Offering live bait and what not
Following a family tradition, Janice Natvik is serving up shiners, fatheads and other fishing supplies at a new bait shop in Superior’s South End.
Paitl’s Live Bait and What Knots, located at 5926½ Tower Ave. beside the ICO station, opened Feb. 6. The shop is named after Natvik’s grandfather, George Paitl, who sold self-serve bait out of his basement in Ashland. Natvik, a South Superior native, remembers catching minnows for her grandfather when she was a child.
Fishing has been part of Natvik’s life as far back as she can remember, including family camping adventures on Twin Bear Lake in Iron River. She enjoys summer fishing in her canoe, a pole propped up next to her while she knits.

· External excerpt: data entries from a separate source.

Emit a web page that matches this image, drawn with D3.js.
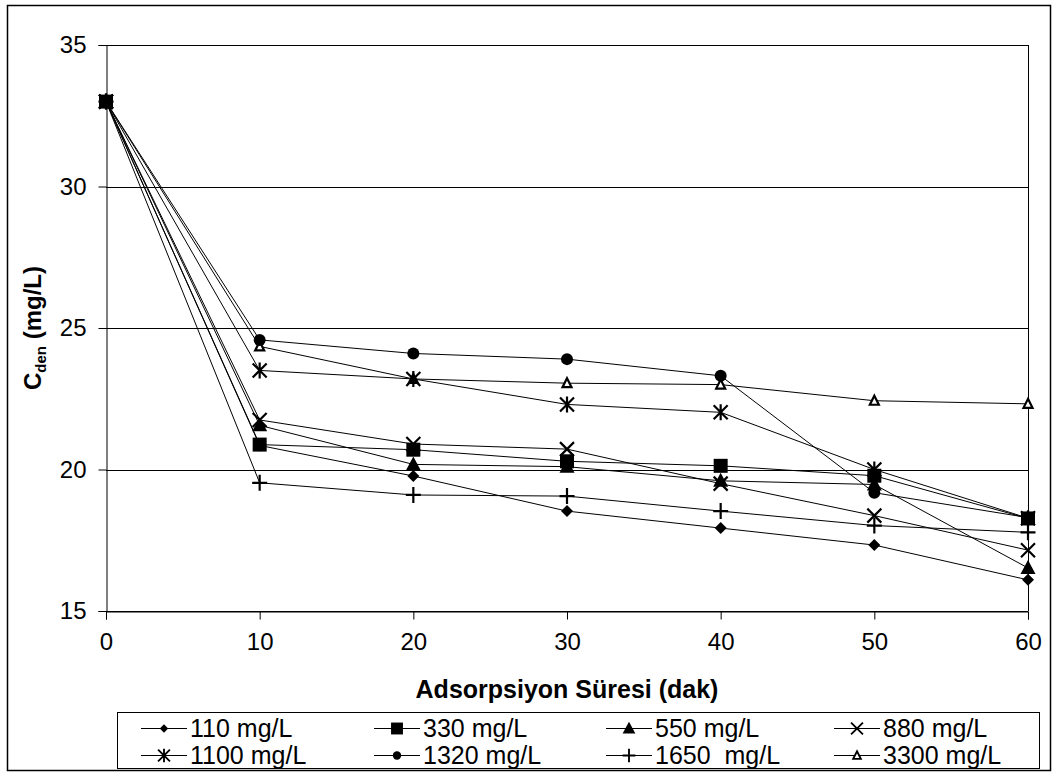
<!DOCTYPE html>
<html>
<head>
<meta charset="utf-8">
<script src="https://cdn.jsdelivr.net/npm/d3@7"></script>
<style>
  body { margin: 0; background: #fff; }
  text { font-family: Arial, "Liberation Sans", sans-serif; fill: #000; }
</style>
</head>
<body>
<div id="chart"></div>
<script>
// data
const times = [0, 10, 20, 30, 40, 50, 60];
const seriesNames = ["110 mg/L", "330 mg/L", "550 mg/L", "880 mg/L", "1100 mg/L", "1320 mg/L", "1650  mg/L", "3300 mg/L"];
const c110 = [33, 20.85, 19.77, 18.53, 17.93, 17.33, 16.10];
const c330 = [33, 20.88, 20.70, 20.29, 20.13, 19.78, 18.27];
const c550 = [33, 21.56, 20.18, 20.10, 19.60, 19.47, 16.52];
const c880 = [33, 21.75, 20.90, 20.72, 19.50, 18.37, 17.15];
const c1100 = [33, 23.50, 23.20, 22.30, 22.02, 20.00, 18.28];
const c1320 = [33, 24.58, 24.10, 23.90, 23.31, 19.18, 18.30];
const c1650 = [33, 19.53, 19.10, 19.06, 18.53, 18.02, 17.78];
const c3300 = [33, 24.35, 23.20, 23.05, 23.00, 22.43, 22.32];
const yTicks = [15, 20, 25, 30, 35];
const xTicks = [0, 10, 20, 30, 40, 50, 60];

const allSeries = [c110, c330, c550, c880, c1100, c1320, c1650, c3300];
const markerKinds = ["diamond", "square", "triangle", "x", "star", "circle", "plus", "opentri"];

const width = 1059, height = 776;
const plot = { left: 106, right: 1028, top: 45, bottom: 611 };

const svg = d3.select("#chart").append("svg")
  .attr("width", width)
  .attr("height", height);

// outer frame
svg.append("rect")
  .attr("x", 7.5).attr("y", 5.5)
  .attr("width", 1043).attr("height", 765)
  .attr("fill", "none").attr("stroke", "#000").attr("stroke-width", 1.5);

const x = d3.scaleLinear().domain([0, 60]).range([plot.left, plot.right]);
const y = d3.scaleLinear().domain([15, 35]).range([plot.bottom, plot.top]);

// gridlines
svg.append("g")
  .selectAll("line")
  .data(yTicks)
  .join("line")
  .attr("x1", plot.left).attr("x2", plot.right)
  .attr("y1", d => Math.round(y(d)) + 0.5).attr("y2", d => Math.round(y(d)) + 0.5)
  .attr("stroke", "#000").attr("stroke-width", 1);

// right edge of plot
svg.append("line")
  .attr("x1", plot.right + 0.5).attr("x2", plot.right + 0.5)
  .attr("y1", plot.top).attr("y2", plot.bottom)
  .attr("stroke", "#000");

// axes
const yAxis = svg.append("g")
  .attr("transform", `translate(${plot.left + 0.5},0)`)
  .call(d3.axisLeft(y).tickValues(yTicks).tickSize(8).tickPadding(12));
const xAxis = svg.append("g")
  .attr("transform", `translate(0,${plot.bottom + 0.5})`)
  .call(d3.axisBottom(x).tickValues(xTicks).tickSize(8).tickPadding(13));

[yAxis, xAxis].forEach(g => {
  g.select(".domain").attr("stroke", "#000");
  g.selectAll(".tick line").attr("stroke", "#000");
  g.selectAll(".tick text")
    .attr("font-size", 24)
    .attr("font-family", "Arial, 'Liberation Sans', sans-serif")
    .attr("fill", "#000");
});

// marker drawing
function drawMarker(g, kind, cx, cy, s) {
  s = s || 1;
  const m = g.append("g").attr("transform", `translate(${cx},${cy}) scale(${s})`);
  if (kind === "diamond") {
    m.append("path").attr("d", "M0,-6L6,0L0,6L-6,0Z").attr("fill", "#000");
  } else if (kind === "square") {
    m.append("rect").attr("x", -7).attr("y", -7).attr("width", 14).attr("height", 14).attr("fill", "#000");
  } else if (kind === "triangle") {
    m.append("path").attr("d", "M0,-8L7.5,6L-7.5,6Z").attr("fill", "#000");
  } else if (kind === "x") {
    m.append("path").attr("d", "M-7,-7L7,7M-7,7L7,-7").attr("stroke", "#000").attr("stroke-width", 2.2).attr("fill", "none");
  } else if (kind === "star") {
    m.append("path").attr("d", "M-7,-7L7,7M-7,7L7,-7M0,-8L0,8").attr("stroke", "#000").attr("stroke-width", 2.2).attr("fill", "none");
  } else if (kind === "circle") {
    m.append("circle").attr("r", 6).attr("fill", "#000");
  } else if (kind === "plus") {
    m.append("path").attr("d", "M-7.5,0L7.5,0M0,-8L0,8").attr("stroke", "#000").attr("stroke-width", 2.2).attr("fill", "none");
  } else if (kind === "opentri") {
    m.append("path").attr("d", "M0,-5L4.5,4L-4.5,4Z").attr("stroke", "#000").attr("stroke-width", 2.2).attr("fill", "#fff");
  }
}

const line = d3.line()
  .x(d => x(d[0]))
  .y(d => y(d[1]));

// first series ends up on top
const plotG = svg.append("g");
d3.range(allSeries.length).reverse().forEach(i => {
  const vals = allSeries[i];
  const pts = times.map((t, j) => [t, vals[j]]);
  plotG.append("path")
    .attr("d", line(pts))
    .attr("fill", "none")
    .attr("stroke", "#000")
    .attr("stroke-width", 1);
  pts.forEach(p => drawMarker(plotG, markerKinds[i], x(p[0]), y(p[1])));
});

// axis titles
svg.append("text")
  .attr("x", (plot.left + plot.right) / 2)
  .attr("y", 698)
  .attr("text-anchor", "middle")
  .attr("font-size", 25)
  .attr("font-weight", "bold")
  .text("Adsorpsiyon Süresi (dak)");

const yTitle = svg.append("text")
  .attr("transform", `translate(41,${(plot.top + plot.bottom) / 2}) rotate(-90)`)
  .attr("text-anchor", "middle")
  .attr("font-size", 24)
  .attr("font-weight", "bold");
yTitle.append("tspan").text("C");
yTitle.append("tspan").attr("font-size", 15).attr("dy", 5).text("den");
yTitle.append("tspan").attr("dy", -5).style("white-space", "pre").text(" (mg/L)");

// legend
const legend = svg.append("g");
legend.append("rect")
  .attr("x", 117.5).attr("y", 712.5)
  .attr("width", 922).attr("height", 56)
  .attr("fill", "#fff").attr("stroke", "#000").attr("stroke-width", 1);

const colX = [141, 374, 606, 834];
const rowY = [728, 755];
const legendScale = [0.7, 0.85, 0.85, 0.85, 0.85, 0.7, 0.85, 0.85];
seriesNames.forEach((name, i) => {
  const lx = colX[i % 4], ly = rowY[Math.floor(i / 4)];
  const item = legend.append("g");
  item.append("line")
    .attr("x1", lx).attr("x2", lx + 46)
    .attr("y1", ly + 0.5).attr("y2", ly + 0.5)
    .attr("stroke", "#000").attr("stroke-width", 1.2);
  drawMarker(item, markerKinds[i], lx + 23, ly + 0.5, legendScale[i]);
  item.append("text")
    .attr("x", lx + 49)
    .attr("y", ly + 9)
    .attr("font-size", 25)
    .style("white-space", "pre")
    .text(name);
});
</script>
</body>
</html>
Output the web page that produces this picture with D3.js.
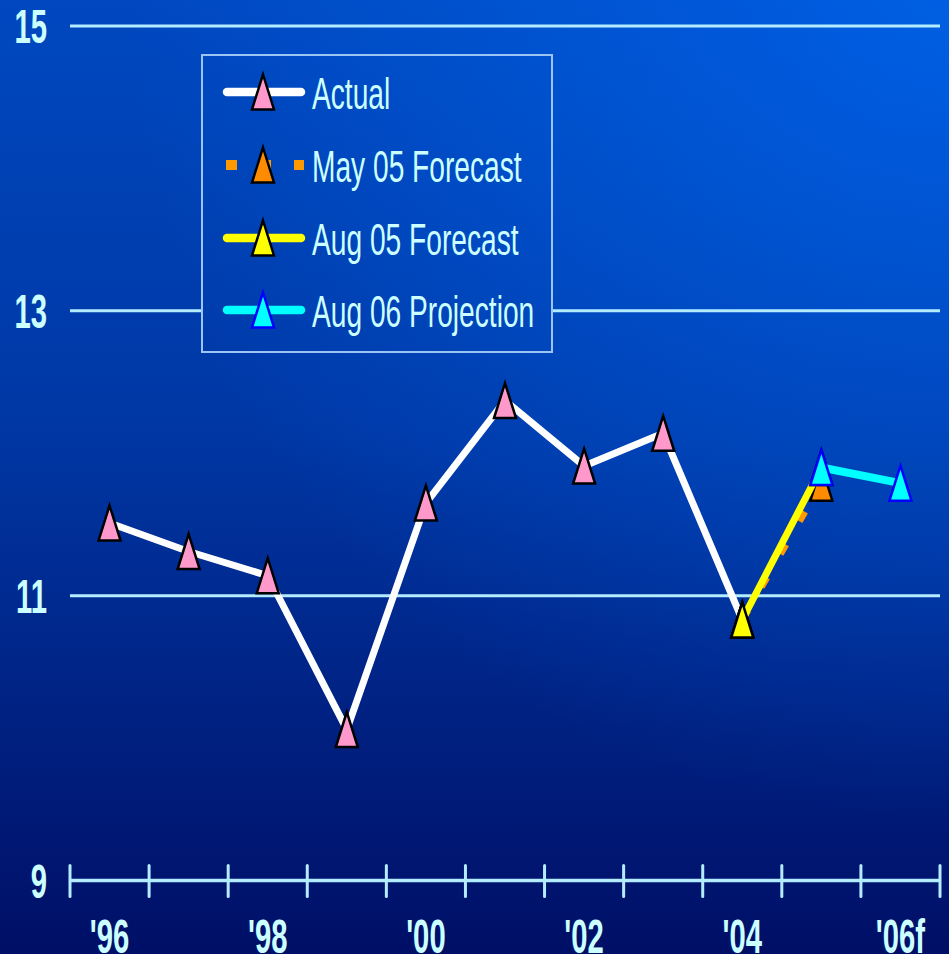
<!DOCTYPE html>
<html>
<head>
<meta charset="utf-8">
<script src="https://cdn.jsdelivr.net/npm/d3@7"></script>
<style>
  html, body { margin: 0; padding: 0; background: #00106a; }
  svg { display: block; }
</style>
</head>
<body>
<script>
// ---- data ----
const years = ["'96", "'97", "'98", "'99", "'00", "'01", "'02", "'03", "'04", "'05", "'06f"];
const xTickLabels = ["'96", "'98", "'00", "'02", "'04", "'06f"];
const yTicks = [9, 11, 13, 15];
const gridValues = [11, 13, 15];

const actualYears = ["'96", "'97", "'98", "'99", "'00", "'01", "'02", "'03", "'04"];
const actualValues = [11.51, 11.31, 11.14, 10.06, 11.65, 12.37, 11.91, 12.14, 10.83];

const may05Years = ["'04", "'05"];
const may05Values = [10.83, 11.79];

const aug05Years = ["'04", "'05"];
const aug05Values = [10.83, 11.90];

const aug06Years = ["'05", "'06f"];
const aug06Values = [11.90, 11.79];

const seriesNames = ["Actual", "May 05 Forecast", "Aug 05 Forecast", "Aug 06 Projection"];

// ---- layout ----
const W = 949, H = 954;
const plot = { left: 70, right: 940, top: 26, bottom: 880.5 };
const textColor = "#ccffff";
const gridColor = "#b4ecff";
const SX = 0.61; // condensed lettering

const svg = d3.select("body").append("svg")
  .attr("width", W).attr("height", H);

const defs = svg.append("defs");
const bg = defs.append("linearGradient").attr("id", "bg")
  .attr("gradientUnits", "userSpaceOnUse")
  .attr("x1", 0).attr("y1", 0).attr("x2", 0).attr("y2", H);
bg.append("stop").attr("offset", 0).attr("stop-color", "#0048c0");
bg.append("stop").attr("offset", 0.45).attr("stop-color", "#0037a4");
bg.append("stop").attr("offset", 1).attr("stop-color", "#000f66");
const glow = defs.append("radialGradient").attr("id", "glow")
  .attr("gradientUnits", "userSpaceOnUse")
  .attr("cx", W).attr("cy", 0).attr("r", 820);
glow.append("stop").attr("offset", 0).attr("stop-color", "#0066ee").attr("stop-opacity", 0.75);
glow.append("stop").attr("offset", 1).attr("stop-color", "#0066ee").attr("stop-opacity", 0);

function paintBackground(sel, x, y, w, h) {
  sel.append("rect").attr("x", x).attr("y", y).attr("width", w).attr("height", h).attr("fill", "url(#bg)");
  sel.append("rect").attr("x", x).attr("y", y).attr("width", w).attr("height", h).attr("fill", "url(#glow)");
}
paintBackground(svg, 0, 0, W, H);

// ---- scales ----
const x = d3.scaleBand().domain(years).range([plot.left, plot.right]).padding(0);
const xc = d => x(d) + x.bandwidth() / 2;
const y = d3.scaleLinear().domain([9, 15]).range([plot.bottom, plot.top]);
const edge = d3.scaleLinear().domain([0, years.length]).range([plot.left, plot.right]);

// condensed text helper
function label(sel, txt, px, py, opts) {
  return sel.append("text")
    .attr("transform", `translate(${px},${py}) scale(${opts.sx || SX},1)`)
    .attr("text-anchor", opts.anchor || "start")
    .attr("font-family", "'Liberation Sans', Arial, sans-serif")
    .attr("font-weight", opts.weight || "normal")
    .attr("font-size", opts.size)
    .attr("fill", opts.fill || textColor)
    .text(txt);
}

// ---- gridlines ----
svg.append("g").selectAll("line").data(gridValues).join("line")
  .attr("x1", plot.left).attr("x2", plot.right)
  .attr("y1", d => y(d)).attr("y2", d => y(d))
  .attr("stroke", gridColor).attr("stroke-width", 3);

// ---- y labels ----
const yLab = svg.append("g");
yTicks.forEach(v => label(yLab, String(v), 47, y(v) + 17, { anchor: "end", weight: "bold", size: 48 }));

// ---- x axis ----
const xAxis = svg.append("g");
xAxis.append("line")
  .attr("x1", plot.left).attr("x2", plot.right)
  .attr("y1", plot.bottom).attr("y2", plot.bottom)
  .attr("stroke", gridColor).attr("stroke-width", 3.5);
xAxis.selectAll("line.tick").data(d3.range(years.length + 1)).join("line")
  .attr("class", "tick")
  .attr("x1", d => edge(d)).attr("x2", d => edge(d))
  .attr("y1", plot.bottom - 15).attr("y2", plot.bottom + 16)
  .attr("stroke", gridColor).attr("stroke-width", 3).attr("stroke-linecap", "round");
xTickLabels.forEach(t => label(xAxis, t, xc(t), 953, { anchor: "middle", weight: "bold", size: 48 }));

// ---- series ----
const triangle = "M0,-17.5L11,17.5L-11,17.5Z";
const lineGen = d3.line().x(d => xc(d[0])).y(d => y(d[1]));

const series = [
  { name: seriesNames[0], xs: actualYears, vs: actualValues, color: "#ffffff", width: 7, dash: null, fill: "#ff99cc", edge: "#000000" },
  { name: seriesNames[1], xs: may05Years, vs: may05Values, color: "#ff9900", width: 7, dash: "11,27", fill: "#ff8c00", edge: "#000000" },
  { name: seriesNames[2], xs: aug05Years, vs: aug05Values, color: "#ffff00", width: 7, dash: null, fill: "#ffff00", edge: "#000000" },
  { name: seriesNames[3], xs: aug06Years, vs: aug06Values, color: "#00ffff", width: 8, dash: null, fill: "#00ffff", edge: "#0000ff" }
];

const marks = svg.append("g");
series.forEach(s => {
  const pts = s.xs.map((k, i) => [k, s.vs[i]]);
  marks.append("path")
    .attr("d", lineGen(pts))
    .attr("fill", "none")
    .attr("stroke", s.color)
    .attr("stroke-width", s.width)
    .attr("stroke-linejoin", "round")
    .attr("stroke-dasharray", s.dash);
  marks.append("g").selectAll("path").data(pts).join("path")
    .attr("transform", d => `translate(${xc(d[0])},${y(d[1])})`)
    .attr("d", triangle)
    .attr("fill", s.fill)
    .attr("stroke", s.edge)
    .attr("stroke-width", 2.5)
    .attr("stroke-linejoin", "miter");
});

// ---- legend ----
const lg = svg.append("g");
const box = { x: 202, y: 55, w: 350, h: 297 };
const lgClip = defs.append("clipPath").attr("id", "lgclip");
lgClip.append("rect").attr("x", box.x).attr("y", box.y).attr("width", box.w).attr("height", box.h);
const lgBg = lg.append("g").attr("clip-path", "url(#lgclip)");
paintBackground(lgBg, 0, 0, W, H);
lg.append("rect")
  .attr("x", box.x).attr("y", box.y).attr("width", box.w).attr("height", box.h)
  .attr("fill", "none").attr("stroke", "#9cc4f4").attr("stroke-width", 2);

const rowY = [92, 165, 238, 310];
series.forEach((s, i) => {
  const ry = rowY[i];
  const row = lg.append("g");
  if (s.dash) {
    row.append("line")
      .attr("x1", 226).attr("x2", 304).attr("y1", ry).attr("y2", ry)
      .attr("stroke", s.color).attr("stroke-width", 10)
      .attr("stroke-dasharray", "11,23");
  } else {
    row.append("line")
      .attr("x1", 227).attr("x2", 301).attr("y1", ry).attr("y2", ry)
      .attr("stroke", s.color).attr("stroke-width", 8.5)
      .attr("stroke-linecap", "round");
  }
  row.append("path")
    .attr("transform", `translate(263,${ry})`)
    .attr("d", triangle)
    .attr("fill", s.fill)
    .attr("stroke", s.edge)
    .attr("stroke-width", 2.5);
  label(row, s.name, 312, ry + 17, { size: 44, sx: 0.64 });
});
</script>
</body>
</html>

“It’s not what you catch, it’s just enjoying the day,” Natvik said.
South Superior was in need of a bait shop.
“There wasn’t anything here,” the businesswoman said, but there are lots of fishermen in the area. “I felt like this was a community service.”
Word of mouth has led folks to her shop, and they’ve been happy to find a bait shop closer to home.
Along with minnows, jigs, line and other fishing gear, Paitl’s stocks a variety of “what knots,” from art prints and recycled rag rugs to handmade knit and crochet items.
Natvik also offers repair service for canvas items like boat cushions, tents and clothing.
The bait shop is open from 6 a.m. to 4:30 p.m. Sunday through Thursday, and 6 a.m. to 6 p.m. Friday and Saturday.
“Fishermen want to fish every day of the week if they’re home,” Natvik said, and she aims to be there for them. The shop already has a shelf full of bright-colored summer jigs, despite this week’s snowstorm. Soon, night crawlers and worms will supplement the tanks of minnows.
Other South Superior businesses have rolled out the welcome mat for the new bait shop. Green Light Fitness gave Natvik a large “Open” sign to use. Other business owners on the block, including the nearby barber and chiropractor, have stopped in to wish her well.
Wednesday, Natvik knitted in the front window. She plans to spin wool, work on her loom and tackle other projects in this “home away from home” as word about the new bait shop spreads. She said she would happily teach a class on knitting or crocheting if there’s enough interest.
“There’s no time to be bored,” Natvik said.